The seasonal show at the Lyric Hammersmith, is usually slightly different, not to say off-kilter, and this year’s offering, Beauty and the Beast, a collaboration between the Lyric and the Warwick Arts Centre, is no exception. It is rather harder, though, to say exactly what it is.

The piece is created by the Told by an Idiot company, which take its name from that line in Macbeth about life being a tale told by an idiot, full of sound and fury, signifying nothing. Here, there’s sound, and a bit of fury, and just a pinch of significance in the story of young Belle following a course of tough love to tame the Beast and appease her dead mother’s memory.

Paul Hunter’s production of his own script (co-written with Carl Grose) mixes elements of crude pantomime with Gallic surrealism, daringly invoking Jean Cocteau’s great 1946 movie and then diverting into total silliness.

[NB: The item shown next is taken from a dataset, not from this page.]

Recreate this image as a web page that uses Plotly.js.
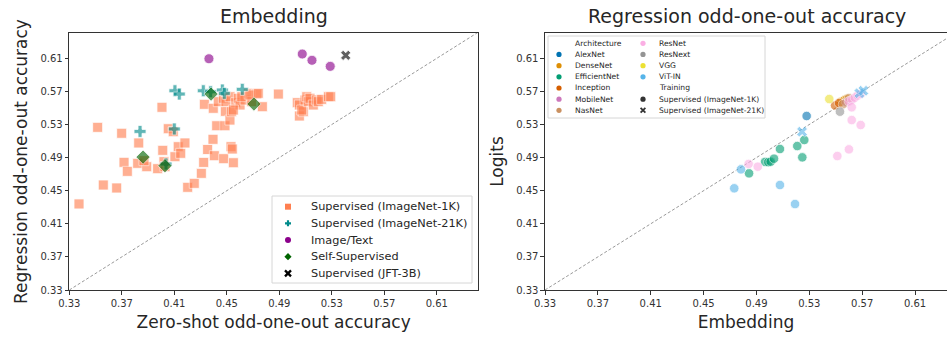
<!DOCTYPE html>
<html>
<head>
<meta charset="utf-8">
<script src="https://cdn.plot.ly/plotly-3.0.1.min.js"></script>
<style>html,body{margin:0;padding:0;background:#fff;}#chart{width:947px;height:337px;}</style>
</head>
<body>
<div id="chart"></div>
<script>
// ---------- Left panel data (Embedding: zero-shot vs regression) ----------
const sup1kX = [0.3374,0.3516,0.3559,0.3661,0.3699,0.3717,0.3742,0.3829,0.3821,0.3890,0.3869,0.3973,0.4006,0.4012,0.4021,0.4029,0.4054,0.4092,0.4105,0.4130,0.4149,0.4181,0.4202,0.4252,0.4306,0.4324,0.4329,0.4354,0.4395,0.4405,0.4397,0.4423,0.4476,0.4486,0.4489,0.4524,0.4532,0.4542,0.4550,0.4435,0.4474,0.4494,0.4525,0.4537,0.4568,0.4588,0.4601,0.4639,0.4664,0.4690,0.4728,0.4771,0.4550,0.4614,0.4677,0.4740,0.4893,0.5037,0.5053,0.5053,0.5083,0.5071,0.5096,0.5109,0.5121,0.5134,0.5159,0.5185,0.5197,0.5223,0.5274,0.5292];
const sup1kY = [0.4340,0.5266,0.4569,0.4533,0.5194,0.4843,0.4734,0.5077,0.4831,0.4790,0.4863,0.4766,0.5508,0.4988,0.4851,0.4790,0.5249,0.5213,0.4911,0.5032,0.4952,0.5077,0.4541,0.4589,0.4710,0.4842,0.5544,0.4998,0.5121,0.4923,0.5496,0.5285,0.4887,0.5285,0.5459,0.5354,0.5032,0.5004,0.4838,0.5576,0.5617,0.5576,0.5636,0.5455,0.5564,0.5617,0.5536,0.5596,0.5677,0.5576,0.5669,0.5515,0.5475,0.5636,0.5657,0.5677,0.5668,0.5564,0.5536,0.5403,0.5455,0.5475,0.5596,0.5636,0.5576,0.5617,0.5536,0.5596,0.5576,0.5604,0.5636,0.5636];
const sup21kX = [0.3839,0.4105,0.4138,0.4100,0.4321,0.4377,0.4466,0.4481,0.4618,0.4037];
const sup21kY = [0.5217,0.5708,0.5668,0.5246,0.5708,0.5696,0.5717,0.5677,0.5725,0.4823];
const imgTextX = [0.4364,0.5075,0.5149,0.5288];
const imgTextY = [0.6095,0.6152,0.6076,0.6003];
const selfSupX = [0.3862,0.4029,0.4380,0.4707];
const selfSupY = [0.4906,0.4802,0.5668,0.5548];
const jftX = [0.5406];
const jftY = [0.6136];
const leftGroups = ["Supervised (ImageNet-1K)","Supervised (ImageNet-21K)","Image/Text","Self-Supervised","Supervised (JFT-3B)"];

// ---------- Right panel data (Embedding vs Logits) ----------
const archNames = ["AlexNet","DenseNet","EfficientNet","Inception","MobileNet","NasNet","ResNet","ResNext","VGG","ViT-IN"];
const trainingNames = ["Supervised (ImageNet-1K)","Supervised (ImageNet-21K)"];
const alexX = [0.5280];                 const alexY = [0.5403];
const denseX = [0.5540,0.5565,0.5585];   const denseY = [0.5575,0.5595,0.5610];
const effX = [0.4844,0.4965,0.4990,0.5008,0.5033,0.5078,0.5209,0.5247,0.5262];
const effY = [0.4710,0.4848,0.4845,0.4851,0.4887,0.5004,0.5040,0.4903,0.5113];
const incX = [0.5495,0.5525];            const incY = [0.5530,0.5560];
const mobX = [0.5580,0.5610];            const mobY = [0.5570,0.5590];
const nasX = [0.5555,0.5600];            const nasY = [0.5545,0.5620];
const resX = [0.5600,0.5625,0.5645,0.5665,0.5690,0.5621,0.5621,0.5689,0.5512,0.5600,0.4841,0.4910];
const resY = [0.5580,0.5600,0.5625,0.5650,0.5670,0.5508,0.5354,0.5294,0.4919,0.5000,0.4823,0.4790];
const resnextX = [0.5532];               const resnextY = [0.5455];
const vggX = [0.5451];                   const vggY = [0.5608];
const vit1kX = [0.4783,0.4732,0.5078,0.5192];  const vit1kY = [0.4758,0.4529,0.4569,0.4339];
const vit21kX = [0.5245,0.5679,0.5709];        const vit21kY = [0.5213,0.5678,0.5708];
const tickVals = [0.33,0.37,0.41,0.45,0.49,0.53,0.57,0.61];

// ---------- styling ----------
const FW = 947, FH = 337;
const FONT = "DejaVu Sans";
const leftColors = ["#FF7F50","#008B8B","#8B008B","#006400","#000000"];
const leftSymbols = ["square","cross","circle","diamond","x"];
const leftSizes = [10,10,10,11,9];
const archColors = ["#0173B2","#DE8F05","#029E73","#D55E00","#CC78BC","#CA9161","#FBAFE4","#949494","#ECE133","#56B4E9"];

const leftData = [[sup1kX,sup1kY],[sup21kX,sup21kY],[imgTextX,imgTextY],[selfSupX,selfSupY],[jftX,jftY]];
const traces = [];
leftData.forEach((d,i)=>{
  traces.push({type:"scatter",mode:"markers",x:d[0],y:d[1],xaxis:"x",yaxis:"y",name:leftGroups[i],
    marker:{symbol:leftSymbols[i],size:leftSizes[i],color:leftColors[i],opacity:0.62,line:{color:"#ffffff",width:0.8}}});
});
const archData = [[alexX,alexY],[denseX,denseY],[effX,effY],[incX,incY],[mobX,mobY],[nasX,nasY],[resX,resY],[resnextX,resnextY],[vggX,vggY],[vit1kX,vit1kY]];
archData.forEach((d,i)=>{
  traces.push({type:"scatter",mode:"markers",x:d[0],y:d[1],xaxis:"x2",yaxis:"y2",name:archNames[i],
    marker:{symbol:"circle",size:9.5,color:archColors[i],opacity:0.6,line:{color:"#ffffff",width:0.8}}});
});
traces.push({type:"scatter",mode:"markers",x:vit21kX,y:vit21kY,xaxis:"x2",yaxis:"y2",name:"ViT-IN (ImageNet-21K)",
  marker:{symbol:"x",size:9.5,color:archColors[9],opacity:0.6,line:{color:"#ffffff",width:0.8}}});

function axisCommon(extra){
  return Object.assign({
    showgrid:false, zeroline:false, showline:true, linecolor:"#333", linewidth:1.1,
    ticks:"outside", ticklen:3.5, tickwidth:1, tickcolor:"#333",
    tickvals:tickVals, tickformat:".2f", tickfont:{family:FONT,size:10,color:"#333"}
  }, extra);
}
const TITLE_FONT = {family:FONT,size:17,color:"#262626"};
const yDom = [(FH-290)/FH, (FH-33)/FH];
const layout = {
  width:FW, height:FH, margin:{l:0,r:0,t:0,b:0}, paper_bgcolor:"#fff", plot_bgcolor:"#fff",
  font:{family:FONT,color:"#262626"}, showlegend:false,
  xaxis: axisCommon({domain:[69.3/FW,478/FW], range:[0.33,0.6414], mirror:true, anchor:"y",
    title:{text:"Zero-shot odd-one-out accuracy", font:TITLE_FONT, standoff:8}}),
  yaxis: axisCommon({domain:yDom, range:[0.33,0.6406], mirror:true, anchor:"x",
    title:{text:"Regression odd-one-out accuracy", font:TITLE_FONT, standoff:8}}),
  xaxis2: axisCommon({domain:[545/FW,1], range:[0.33,0.6342], mirror:true, anchor:"y2",
    title:{text:"Embedding", font:TITLE_FONT, standoff:8}}),
  yaxis2: axisCommon({domain:yDom, range:[0.33,0.6406], anchor:"x2",
    title:{text:"Logits", font:TITLE_FONT, standoff:8}}),
  shapes:[
    {type:"line",xref:"x",yref:"y",x0:0.33,y0:0.33,x1:0.6414,y1:0.6414,line:{color:"#999",width:1,dash:"3px,2px"},layer:"below"},
    {type:"line",xref:"x2",yref:"y2",x0:0.33,y0:0.33,x1:0.6342,y1:0.6342,line:{color:"#999",width:1,dash:"3px,2px"},layer:"below"}
  ],
  annotations:[
    {text:"Embedding",xref:"paper",yref:"paper",x:273.6/FW,y:(FH-16)/FH,xanchor:"center",yanchor:"middle",showarrow:false,font:{family:FONT,size:19,color:"#262626"}},
    {text:"Regression odd-one-out accuracy",xref:"paper",yref:"paper",x:747/FW,y:(FH-16)/FH,xanchor:"center",yanchor:"middle",showarrow:false,font:{family:FONT,size:19,color:"#262626"}}
  ]
};

// ---------- legend helpers (pixel -> paper) ----------
const px2x = p => p/FW, py2y = p => (FH-p)/FH;
function pathFrom(pts){ return "M " + pts.map(p=>px2x(p[0]).toFixed(5)+","+py2y(p[1]).toFixed(5)).join(" L ") + " Z"; }
function glyph(kind, mx, cy, color, r){
  const S = layout.shapes;
  const base = {xref:"paper",yref:"paper",layer:"above"};
  if(kind==="circle"){
    S.push(Object.assign({type:"circle",x0:px2x(mx-r),x1:px2x(mx+r),y0:py2y(cy+r),y1:py2y(cy-r),fillcolor:color,line:{width:0}},base));
  } else if(kind==="square"){
    S.push(Object.assign({type:"rect",x0:px2x(mx-r),x1:px2x(mx+r),y0:py2y(cy+r),y1:py2y(cy-r),fillcolor:color,line:{width:0}},base));
  } else if(kind==="diamond"){
    S.push(Object.assign({type:"path",path:pathFrom([[mx,cy-r*1.2],[mx+r*1.2,cy],[mx,cy+r*1.2],[mx-r*1.2,cy]]),fillcolor:color,line:{width:0}},base));
  } else if(kind==="cross"){
    const a = r*0.36;
    S.push(Object.assign({type:"path",path:pathFrom([[mx-a,cy-r],[mx+a,cy-r],[mx+a,cy-a],[mx+r,cy-a],[mx+r,cy+a],[mx+a,cy+a],[mx+a,cy+r],[mx-a,cy+r],[mx-a,cy+a],[mx-r,cy+a],[mx-r,cy-a],[mx-a,cy-a]]),fillcolor:color,line:{width:0}},base));
  } else if(kind==="x"){
    const w = r*0.75;
    S.push(Object.assign({type:"line",x0:px2x(mx-r),x1:px2x(mx+r),y0:py2y(cy-r),y1:py2y(cy+r),line:{color:color,width:w}},base));
    S.push(Object.assign({type:"line",x0:px2x(mx-r),x1:px2x(mx+r),y0:py2y(cy+r),y1:py2y(cy-r),line:{color:color,width:w}},base));
  }
}
function legendText(t, x, y, size){
  layout.annotations.push({text:t,xref:"paper",yref:"paper",x:px2x(x),y:py2y(y),xanchor:"left",yanchor:"middle",
    showarrow:false,font:{family:FONT,size:size,color:"#262626"}});
}

// ---------- left legend ----------
layout.shapes.push({type:"rect",xref:"paper",yref:"paper",x0:px2x(272),x1:px2x(472),y0:py2y(283),y1:py2y(196),
  line:{color:"#d6d6d6",width:1},fillcolor:"rgba(255,255,255,0.85)",layer:"above"});
leftGroups.forEach((g,i)=>{
  const cy = 206.7 + i*16.67;
  glyph(leftSymbols[i], 288, cy, leftColors[i], 3.0);
  legendText(g, 309, cy, 11.3);
});

// ---------- right legend (two columns) ----------
layout.shapes.push({type:"rect",xref:"paper",yref:"paper",x0:px2x(548),x1:px2x(765),y0:py2y(118),y1:py2y(36),
  line:{color:"#d6d6d6",width:1},fillcolor:"rgba(255,255,255,0.85)",layer:"above"});
const rowY = i => 43.3 + i*11.17;
const col1 = [{t:"Architecture"}].concat(archNames.slice(0,6).map((a,i)=>({t:a,c:archColors[i],m:"circle"})));
const col2 = archNames.slice(6).map((a,i)=>({t:a,c:archColors[i+6],m:"circle"}))
  .concat([{t:"Training"},{t:trainingNames[0],c:"#333",m:"circle"},{t:trainingNames[1],c:"#333",m:"x"}]);
[[col1,559,573],[col2,643,657]].forEach(([col,mx,tx])=>{
  col.forEach((e,i)=>{
    const cy = rowY(i);
    legendText(e.t, tx, cy, 7.6);
    if(e.m) glyph(e.m, mx, cy, e.c, e.m==="x"?2.4:2.6);
  });
});

Plotly.newPlot("chart", traces, layout, {displayModeBar:false, staticPlot:true});
</script>
</body>
</html>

But the result is jarring and unsatisfactory, as though the attempt at something truly beautiful is inevitably swamped in low-level “physical theatre.” The standard of execution is frankly humdrum.

Belle, played by the diminutive Lisa Hammond, is a curiously bossy and unengaging creature. She and her two ugly sisters, Bridget and Brioche (Hayley Carmichael and Nick Haverson), as well as their brother Boris (Dharmesh Patel), are promised whatever they request by their businessman father (Yolanda Vasquez, unconvincingly masculine even with a moustache), whose loss of a shipment of gherkins at sea, and all his wealth, is only a temporary setback.

Belle wants a rose for her mother’s grave. Dad gets entangled in the forest lair and has to promise the Beast (Leo Wringer in a mammoth curly wig and a blood-stained shirt) to send along his dearest daughter. Off she goes, attended by her big silly dog (Javier Marzan in red tights and oven-glove ears) to the Beast’s world of a Henri Rousseau jungle and a strange, de Chirico-style ghost palace with a climbing frame and a magic dinner table.

Michael Vale’s design conjures these elements without making anything coherent of them. Belle whizzes around in a wheelchair and is never frightened of the Beast. Her siblings sing a jolly song of “good riddance” at the start of the second act that’s reprised at the happy finale. Belle has been given a little black dress and she gives the Beast a great big kiss. But the magic, and the mystery, of their alliance remain resolutely unplumbed.